Once classified, policed and modified, the data is temporarily stored within a buffer subsystem. That facilitates traffic engineering by allowing data to be stored and prioritized into multiple queues for indefinite periods of time. It also enables time-sensitive data to flow through the processing device more freely and delays best-effort, low-priority traffic in the buffer structures.
Once the data is available for forwarding, the traffic management function is used to shape and prioritize the data according to quality-of-service requirements. All data flows need to be monitored for management and billing to guarantee their service-level agreement. After shaping, the traffic must be forwarded and possibly segmented into the switch fabric or back into the line. For multicast traffic, the NPU may be required to replicate the traffic on the fabric egress side before forwarding it to multiple downstream ports.
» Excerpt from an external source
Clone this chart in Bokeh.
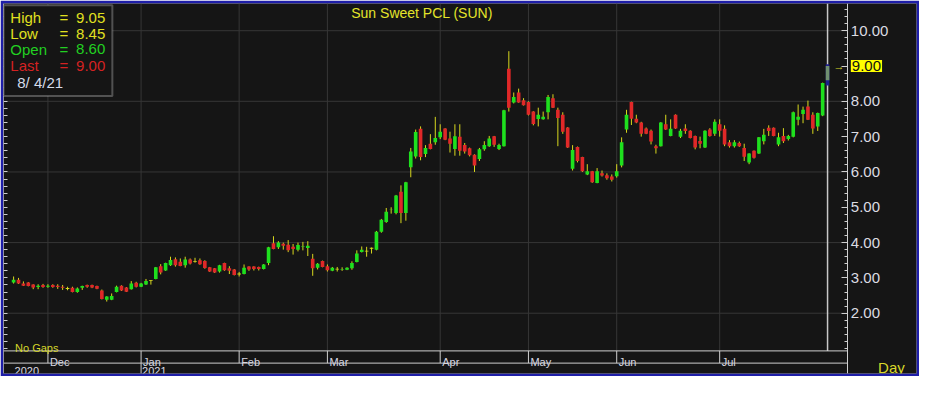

Port-based flow control is also necessary in both directions--when forwarding into the switch fabric because of egress port congestion and when forwarding out to the line because of congested downstream ports. All the while, intelligent management of buffer queues must be maintained and monitored, since high bursts of traffic or downstream congestion may cause average buffer queue depths to rise beyond reasonable limits, forcing the NPU to apply intelligent dropping techniques.
Supporting all of the above and more makes wire speed packet processing a challenging dilemma. At 10-Gbit data rates, minimum size packets can arrive every 32 nanoseconds.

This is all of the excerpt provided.